Gold Standard By 2014?

In a wide-ranging interview with The Gold Report, Ian Gordon - a user of long-wave analysis as pioneered by Nikolai Kondratiev - predicts that the world will go back to the gold standard by 2014. He sees 2011 as a danger year, like 1931 proved to be. Only this time, instead of a major bank failure resulting in the world going off the gold standard, a major crisis - likely with the Euro - will induce the world to go back on it.
In 2011, we see parallels to 1931 because we're 80 years beyond that time. We believe 20-year cycles are important anniversaries, and this is just four twenties. In 1931, the whole world monetary system effectively collapsed. We've been long anticipating a collapse in the current world monetary system based on the collapse of 1931. However, we see that the current collapse is going to have far more significant and devastating implications than the collapse between 1931 and 1933 simply because it's the collapse of the paper-money system now.

Essentially, paper money is credit money. When paper money fails, credit fails. Effectively, the economy will fail on credit....

I'm pretty sure that we will go back to a gold standard system. Paper-money systems have never survived throughout history. Generally, they've been set around a one-country experiment. And when those have failed, as in France after John Law's paper-money scheme failed in 1720 or the Assignat failed in about 1798, there was tremendous upheaval. And, following these failures, the country resumed gold as the backing for its currency.

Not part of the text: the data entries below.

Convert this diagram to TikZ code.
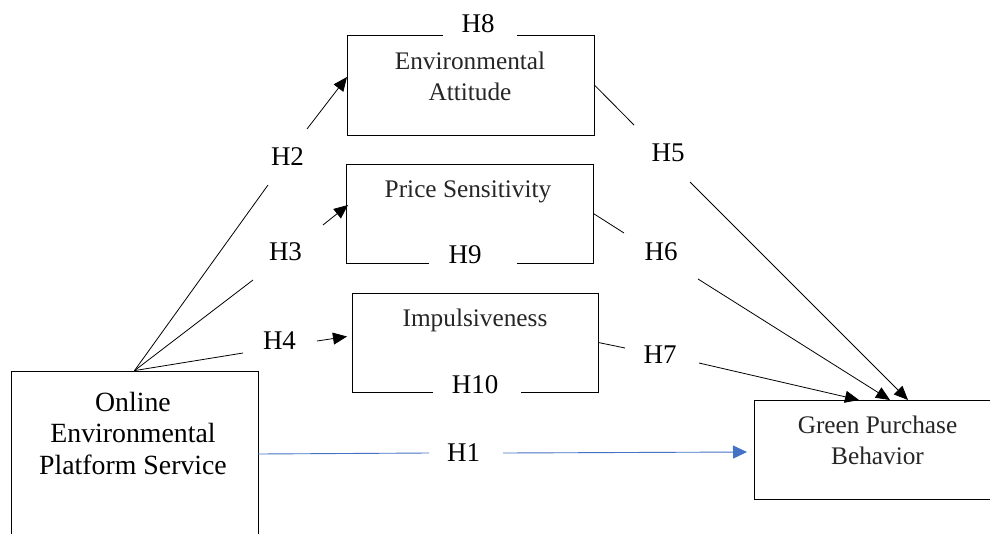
\documentclass[tikz,border=0pt]{standalone}
\usepackage{fontspec}
\setmainfont{Liberation Serif}
\usetikzlibrary{arrows.meta}
\definecolor{hblue}{HTML}{4472C4}
\begin{document}
\begin{tikzpicture}[x=1pt,y=-1pt,
  box/.style={draw, line width=0.8pt, minimum width=#1, inner sep=0pt},
  boxtext/.style={font=\fontsize{25.3}{31}\selectfont, align=center, text=black!85, inner sep=0pt},
  maintext/.style={font=\fontsize{27.8}{31.5}\selectfont, align=center, inner sep=0pt},
  hlab/.style={font=\fontsize{27}{32}\selectfont, inner sep=0pt},
  conn/.style={line width=0.8pt},
  arr/.style={conn, -{Triangle[length=14pt,width=12pt]}},
  barr/.style={line width=0.9pt, hblue, -{Triangle[length=14pt,width=13pt]}},
  mask/.style={fill=white}
]
\clip (0,0) rectangle (990,533);
\fill[white] (0,0) rectangle (990,533);

% boxes
\node[box=247pt, minimum height=189pt] (oeps) at (134.5,465.5) {};
\node[box=247pt, minimum height=100pt] (ea) at (470.5,85) {};
\node[box=247pt, minimum height=99pt] (ps) at (469.5,213.5) {};
\node[box=246pt, minimum height=99pt] (imp) at (475,342.5) {};
\node[box=280pt, minimum height=99pt] (gpb) at (894,449.5) {};

% gaps in edges
\fill[mask] (443,31) rectangle (517,39);
\fill[mask] (429,259) rectangle (517,267);
\fill[mask] (433,388) rectangle (521,396);

% box texts
\node[maintext] (toeps) at (133,433) {Online\\Environmental\\Platform Service};
\node[boxtext] (tea) at (470,76) {Environmental\\Attitude};
\node[boxtext, anchor=base] (tps) at (468,197.3) {Price Sensitivity};
\node[boxtext, anchor=base] (timp) at (475,326.7) {Impulsiveness};
\node[boxtext] (tgpb) at (877.5,440.5) {Green Purchase\\Behavior};

% hypothesis labels
\node[hlab] (h1) at (463.5,453) {H1};
\node[hlab] (h2) at (287.5,157) {H2};
\node[hlab] (h3) at (285.5,252) {H3};
\node[hlab] (h4) at (279.5,341) {H4};
\node[hlab] (h5) at (668,153) {H5};
\node[hlab] (h6) at (661,251.5) {H6};
\node[hlab] (h7) at (660,355) {H7};
\node[hlab] (h8) at (478,24) {H8};
\node[hlab] (h9) at (465,255) {H9};
\node[hlab] (h10) at (475,384.5) {H10};

% break points
\coordinate (s1) at (258,454);
\coordinate (a1) at (429,453);
\coordinate (b1) at (503,453);
\coordinate (e1) at (747,452);
\coordinate (a2) at (268,185);
\coordinate (b2) at (307,129);
\coordinate (e2) at (347,77);
\coordinate (a3) at (253,280);
\coordinate (b3) at (323,225);
\coordinate (e3) at (348,205);
\coordinate (a4) at (243,353);
\coordinate (b4) at (317,341);
\coordinate (e4) at (347,336.5);
\coordinate (a5) at (634,125);
\coordinate (b5) at (690,182);
\coordinate (e5) at (908,400);
\coordinate (a6) at (624,233);
\coordinate (b6) at (698,279);
\coordinate (e6) at (890,400);
\coordinate (a7) at (625,348);
\coordinate (b7) at (699,363);
\coordinate (e7) at (859,400);

% connectors
\draw[line width=0.9pt, hblue] (s1) -- (a1);
\draw[barr] (b1) -- (e1);
\draw[conn] (oeps.north) -- (a2);
\draw[arr] (b2) -- (e2);
\draw[conn] (oeps.north) -- (a3);
\draw[arr] (b3) -- (e3);
\draw[conn] (oeps.north) -- (a4);
\draw[arr] (b4) -- (e4);
\draw[conn] (ea.east) -- (a5);
\draw[arr] (b5) -- (e5);
\draw[conn] (ps.east) -- (a6);
\draw[arr] (b6) -- (e6);
\draw[conn] (imp.east) -- (a7);
\draw[arr] (b7) -- (e7);
\end{tikzpicture}
\end{document}
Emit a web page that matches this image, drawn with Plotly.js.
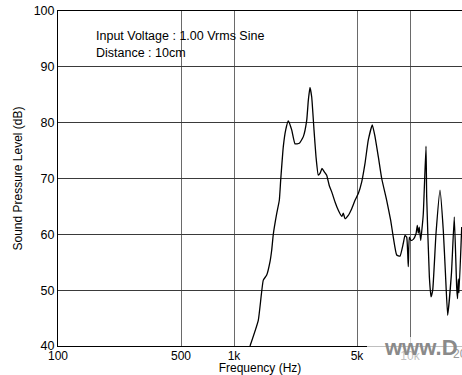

So, I think we have to go back to something like that because, in essence, gold enforces discipline on governments. We've seen a complete lack of discipline in the paper-money system that's been ongoing since the 1931 collapse of the world monetary system. Paper-money printing has just gotten out of control; and now, parallel to the paper-money printing is the debt. They go hand in hand.
He says he's been recommending full exposure in gold since 2001, and he recommends full exposure now.